Could you repeat exactly the lines below, from the line containing "Write a LaTeX" through the last one, both included, while leaving out any pictures?

◆ INFORMATION PROVIDED ◆
───
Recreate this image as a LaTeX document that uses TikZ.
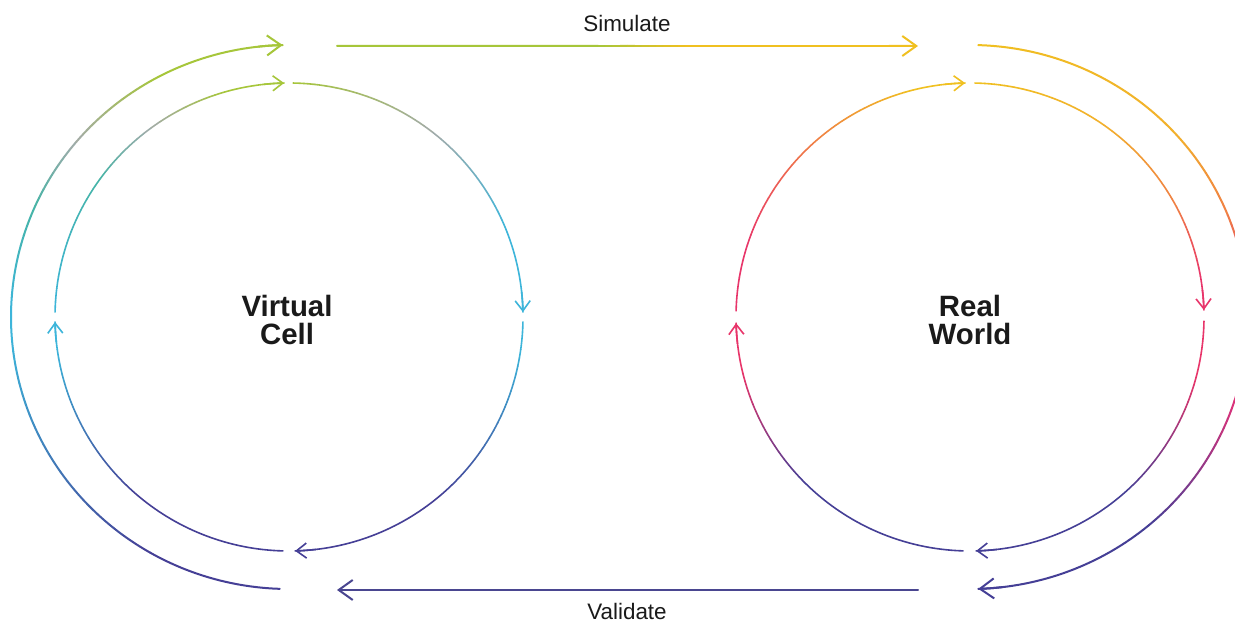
\documentclass[tikz,border=0pt]{standalone}
\usepackage{fontspec}
\setmainfont{Liberation Sans}
\usetikzlibrary{arrows.meta,calc}
\definecolor{lime}{HTML}{A6C63A}
\definecolor{cyanc}{HTML}{3DB5DA}
\definecolor{navy}{HTML}{453F96}
\definecolor{greyc}{HTML}{A3ABA9}
\definecolor{tealc}{HTML}{46B4A6}
\definecolor{yell}{HTML}{F0C020}
\definecolor{yello}{HTML}{F2B02C}
\definecolor{orng}{HTML}{F07E45}
\definecolor{pinkc}{HTML}{E8356A}
\definecolor{magc}{HTML}{DF3279}
\definecolor{valc}{HTML}{4A4690}
\definecolor{txt}{HTML}{1A1A1A}

\newcommand\gradArc[8]{% center, rx, ry, a0, a1, colA, colB, N
  \foreach \k in {1,...,#8}{%
    \pgfmathsetmacro\gsa{(#4)+((#5)-(#4))*(\k-1)/#8}%
    \pgfmathsetmacro\gea{(#4)+((#5)-(#4))*\k/#8}%
    \pgfmathtruncatemacro\gpc{100*(\k-0.5)/#8}%
    \colorlet{segc}{#7!\gpc!#6}%
    \draw[segc] (#1) ++(\gsa:#2 and #3) arc[start angle=\gsa, end angle=\gea, x radius=#2, y radius=#3];
  }}
\newcommand\arcTip[6]{% center, rx, ry, end angle, colour, tip style
  \draw[#5, #6] (#1) ++({(#4)+5}:#2 and #3) arc[start angle={(#4)+5}, end angle=#4, x radius=#2, y radius=#3];}
\newcommand\gradSeg[7]{% A, B, t0, t1, colA, colB, N
  \foreach \k in {1,...,#7}{%
    \pgfmathsetmacro\gta{(#3)+((#4)-(#3))*(\k-1)/#7}%
    \pgfmathsetmacro\gtb{(#3)+((#4)-(#3))*\k/#7}%
    \pgfmathtruncatemacro\gpc{100*(\k-0.5)/#7}%
    \colorlet{segc}{#6!\gpc!#5}%
    \draw[segc] ($(#1)!\gta!(#2)$) -- ($(#1)!\gtb!(#2)$);
  }}

\tikzset{
  bigtip/.style={-{Straight Barb[length=14bp,width=20bp,line width=2bp]}},
  smalltip/.style={-{Straight Barb[length=10bp,width=15bp,line width=1.6bp]}},
  outer/.style={line width=2bp, line cap=round},
  inner/.style={line width=1.6bp, line cap=round},
  biglbl/.style={font=\bfseries\fontsize{29.5}{28}\selectfont, text=txt, align=center, inner sep=0pt},
  lbl/.style={font=\fontsize{22.5}{27}\selectfont, text=txt, inner sep=0pt, anchor=base},
}

\begin{document}
\begin{tikzpicture}[x=1bp,y=1bp]
\useasboundingbox (0,0) rectangle (1235,624);
\fill[white] (0,0) rectangle (1235,624);
\clip (0,0) rectangle (1235,624);

\coordinate (L) at (289,307);
\coordinate (R) at (970,307);
\coordinate (simA) at (337,578);
\coordinate (simB) at (918,578);
\coordinate (valA) at (918,34);
\coordinate (valB) at (337,34);

% ---------- left circle, inner ----------
\begin{scope}[inner]
\gradArc{L}{234bp}{234bp}{89}{52}{lime}{greyc}{14}
\gradArc{L}{234bp}{234bp}{52}{22}{greyc}{cyanc}{12}
\gradArc{L}{234bp}{234bp}{22}{1.2}{cyanc}{cyanc}{2}
\arcTip{L}{234bp}{234bp}{1.2}{cyanc}{smalltip}
\gradArc{L}{234bp}{234bp}{-1.2}{-8}{cyanc}{cyanc}{1}
\gradArc{L}{234bp}{234bp}{-8}{-50}{cyanc}{navy}{20}
\gradArc{L}{234bp}{234bp}{-50}{-88.5}{navy}{navy}{1}
\arcTip{L}{234bp}{234bp}{-88.5}{navy}{smalltip}
\gradArc{L}{234bp}{234bp}{-91.5}{-130}{navy}{navy}{1}
\gradArc{L}{234bp}{234bp}{-130}{-172}{navy}{cyanc}{20}
\gradArc{L}{234bp}{234bp}{-172}{-178.8}{cyanc}{cyanc}{1}
\arcTip{L}{234bp}{234bp}{-178.8}{cyanc}{smalltip}
\gradArc{L}{234bp}{234bp}{-181.2}{-216}{cyanc}{tealc}{12}
\gradArc{L}{234bp}{234bp}{-216}{-234}{tealc}{greyc}{8}
\gradArc{L}{234bp}{234bp}{-234}{-254}{greyc}{lime}{8}
\gradArc{L}{234bp}{234bp}{-254}{-268.8}{lime}{lime}{2}
\arcTip{L}{234bp}{234bp}{-268.8}{lime}{smalltip}
\end{scope}

% ---------- left circle, outer ----------
\begin{scope}[outer]
\gradArc{L}{278bp}{272bp}{-91.9}{-120}{navy}{navy}{1}
\gradArc{L}{278bp}{272bp}{-120}{-175}{navy}{cyanc}{24}
\gradArc{L}{278bp}{272bp}{-175}{-182}{cyanc}{cyanc}{1}
\gradArc{L}{278bp}{272bp}{-182}{-204}{cyanc}{tealc}{10}
\gradArc{L}{278bp}{272bp}{-204}{-220}{tealc}{greyc}{8}
\gradArc{L}{278bp}{272bp}{-220}{-242}{greyc}{lime}{10}
\gradArc{L}{278bp}{272bp}{-242}{-268.7}{lime}{lime}{2}
\arcTip{L}{278bp}{272bp}{-268.7}{lime}{bigtip}
\end{scope}

% ---------- right circle, inner ----------
\begin{scope}[inner]
\gradArc{R}{234bp}{234bp}{88.8}{55}{yell}{yello}{14}
\gradArc{R}{234bp}{234bp}{55}{28}{yello}{orng}{12}
\gradArc{R}{234bp}{234bp}{28}{10}{orng}{pinkc}{8}
\gradArc{R}{234bp}{234bp}{10}{1.7}{pinkc}{pinkc}{1}
\arcTip{R}{234bp}{234bp}{1.7}{pinkc}{smalltip}
\gradArc{R}{234bp}{234bp}{-1}{-15}{pinkc}{pinkc}{1}
\gradArc{R}{234bp}{234bp}{-15}{-48}{pinkc}{navy}{16}
\gradArc{R}{234bp}{234bp}{-48}{-88.5}{navy}{navy}{1}
\arcTip{R}{234bp}{234bp}{-88.5}{navy}{smalltip}
\gradArc{R}{234bp}{234bp}{-91.7}{-135}{navy}{navy}{1}
\gradArc{R}{234bp}{234bp}{-135}{-166}{navy}{pinkc}{16}
\gradArc{R}{234bp}{234bp}{-166}{-178.5}{pinkc}{pinkc}{1}
\arcTip{R}{234bp}{234bp}{-178.5}{pinkc}{smalltip}
\gradArc{R}{234bp}{234bp}{-181.5}{-198}{pinkc}{pinkc}{2}
\gradArc{R}{234bp}{234bp}{-198}{-228}{pinkc}{orng}{12}
\gradArc{R}{234bp}{234bp}{-228}{-256}{orng}{yell}{12}
\gradArc{R}{234bp}{234bp}{-256}{-268.8}{yell}{yell}{2}
\arcTip{R}{234bp}{234bp}{-268.8}{yell}{smalltip}
\end{scope}

% ---------- right circle, outer ----------
\begin{scope}[outer]
\gradArc{R}{278bp}{272bp}{88.3}{42}{yell}{yello}{14}
\gradArc{R}{278bp}{272bp}{42}{22}{yello}{orng}{8}
\gradArc{R}{278bp}{272bp}{22}{5}{orng}{magc}{8}
\gradArc{R}{278bp}{272bp}{5}{-18}{magc}{magc}{1}
\gradArc{R}{278bp}{272bp}{-18}{-50}{magc}{navy}{16}
\gradArc{R}{278bp}{272bp}{-50}{-88.3}{navy}{navy}{1}
\arcTip{R}{278bp}{272bp}{-88.3}{navy}{bigtip}
\end{scope}

% ---------- straight connectors ----------
\begin{scope}[outer]
\gradSeg{simA}{simB}{0}{0.45}{lime}{lime}{1}
\gradSeg{simA}{simB}{0.45}{0.6}{lime}{yell}{12}
\gradSeg{simA}{simB}{0.6}{0.97}{yell}{yell}{1}
\draw[yell, bigtip] ($(simA)!0.95!(simB)$) -- (simB);
\draw[valc, bigtip] (valA) -- (valB);
\end{scope}

% ---------- labels ----------
\node[lbl] (sim) at (627,592) {Simulate};
\node[lbl] (val) at (627,4) {Validate};
\node[biglbl] (vc) at (287,304) {Virtual\\Cell};
\node[biglbl] (rw) at (970,304) {Real\\World};
\end{tikzpicture}
\end{document}
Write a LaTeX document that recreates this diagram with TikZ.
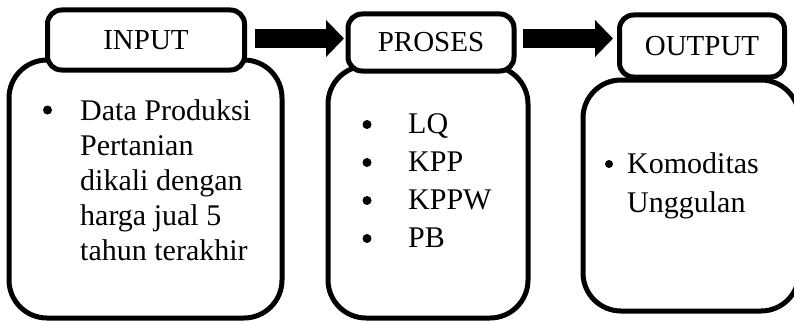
\documentclass[tikz,border=0pt]{standalone}
\usepackage{fontspec}
\setmainfont{Liberation Serif}
\usetikzlibrary{arrows.meta}
\tikzset{
    bigbox/.style = {rectangle, rounded corners=38pt, line width=5pt, draw=black, fill=white},
    headbox/.style = {rectangle, rounded corners=14pt, line width=5pt, draw=black, fill=white, font=\fontsize{29}{35}\selectfont},
    listtext/.style = {inner sep=0pt, anchor=base west, font=\fontsize{30}{35}\selectfont},
    listdot/.style = {circle, fill=black, inner sep=0pt, minimum size=9pt},
    flow/.style = {-{Triangle[length=18pt,width=36pt]}, line width=19pt, draw=black}
}

\begin{document}
\begin{tikzpicture}[x=1pt,y=-1pt]
\useasboundingbox (0,0) rectangle (794,321);
%
% big boxes
\node[bigbox, minimum width=273pt, minimum height=258pt] at (145.5, 189) (inbox) {};
\node[bigbox, minimum width=200pt, minimum height=252pt] at (428, 192) (probox) {};
\node[bigbox, minimum width=216pt, minimum height=231pt] at (691, 195.5) (outbox) {};
%
% headers
\node[headbox, minimum width=197pt, minimum height=60pt] at (146, 40) (inhead) {INPUT};
\node[headbox, minimum width=166pt, minimum height=57pt] at (431, 42.5) (prohead) {PROSES};
\node[headbox, minimum width=165pt, minimum height=62pt] at (702, 46) (outhead) {OUTPUT};
%
\draw[flow, shorten <=7.5pt, shorten >=1.5pt] ([yshift=1.5pt]inhead.east) -- ([yshift=1.5pt]inhead.east -| prohead.west);
\draw[flow, shorten <=6.5pt, shorten >=4pt] ([yshift=4pt]prohead.east) -- ([yshift=4pt]prohead.east -| outhead.west);
%
% input list
\node[listdot] at (47.5, 110) (inb) {};
\foreach \txt [count=\i] in {Data Produksi, Pertanian, dikali dengan, harga jual 5, tahun terakhir}
    \node[listtext] at (80, 85+35*\i) (inl\i) {\txt};
%
% proses list
\foreach \txt [count=\i] in {LQ, KPP, KPPW, PB} {
    \node[listdot] at (367, 86.5+38*\i) (prob\i) {};
    \node[listtext] at (408, 95+38*\i) (prol\i) {\txt};
}
%
% output list
\node[listdot, minimum size=8pt] at (609, 164) (outb) {};
\node[listtext] at (627, 173) (outl1) {Komoditas};
\node[listtext] at (627, 212) (outl2) {Unggulan};

\end{tikzpicture}
\end{document}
───
◆ THE OUTPUT ◆
Write a LaTeX document that recreates this diagram with TikZ.
\documentclass[tikz,border=0pt]{standalone}
\usepackage{fontspec}
\setmainfont{Liberation Serif}
\usetikzlibrary{arrows.meta}
\tikzset{
    bigbox/.style = {rectangle, rounded corners=38pt, line width=5pt, draw=black, fill=white},
    headbox/.style = {rectangle, rounded corners=14pt, line width=5pt, draw=black, fill=white, font=\fontsize{29}{35}\selectfont},
    listtext/.style = {inner sep=0pt, anchor=base west, font=\fontsize{30}{35}\selectfont},
    listdot/.style = {circle, fill=black, inner sep=0pt, minimum size=9pt},
    flow/.style = {-{Triangle[length=18pt,width=36pt]}, line width=19pt, draw=black}
}

\begin{document}
\begin{tikzpicture}[x=1pt,y=-1pt]
\useasboundingbox (0,0) rectangle (794,321);
%
% big boxes
\node[bigbox, minimum width=273pt, minimum height=258pt] at (145.5, 189) (inbox) {};
\node[bigbox, minimum width=200pt, minimum height=252pt] at (428, 192) (probox) {};
\node[bigbox, minimum width=216pt, minimum height=231pt] at (691, 195.5) (outbox) {};
%
% headers
\node[headbox, minimum width=197pt, minimum height=60pt] at (146, 40) (inhead) {INPUT};
\node[headbox, minimum width=166pt, minimum height=57pt] at (431, 42.5) (prohead) {PROSES};
\node[headbox, minimum width=165pt, minimum height=62pt] at (702, 46) (outhead) {OUTPUT};
%
\draw[flow, shorten <=7.5pt, shorten >=1.5pt] ([yshift=1.5pt]inhead.east) -- ([yshift=1.5pt]inhead.east -| prohead.west);
\draw[flow, shorten <=6.5pt, shorten >=4pt] ([yshift=4pt]prohead.east) -- ([yshift=4pt]prohead.east -| outhead.west);
%
% input list
\node[listdot] at (47.5, 110) (inb) {};
\foreach \txt [count=\i] in {Data Produksi, Pertanian, dikali dengan, harga jual 5, tahun terakhir}
    \node[listtext] at (80, 85+35*\i) (inl\i) {\txt};
%
% proses list
\foreach \txt [count=\i] in {LQ, KPP, KPPW, PB} {
    \node[listdot] at (367, 86.5+38*\i) (prob\i) {};
    \node[listtext] at (408, 95+38*\i) (prol\i) {\txt};
}
%
% output list
\node[listdot, minimum size=8pt] at (609, 164) (outb) {};
\node[listtext] at (627, 173) (outl1) {Komoditas};
\node[listtext] at (627, 212) (outl2) {Unggulan};

\end{tikzpicture}
\end{document}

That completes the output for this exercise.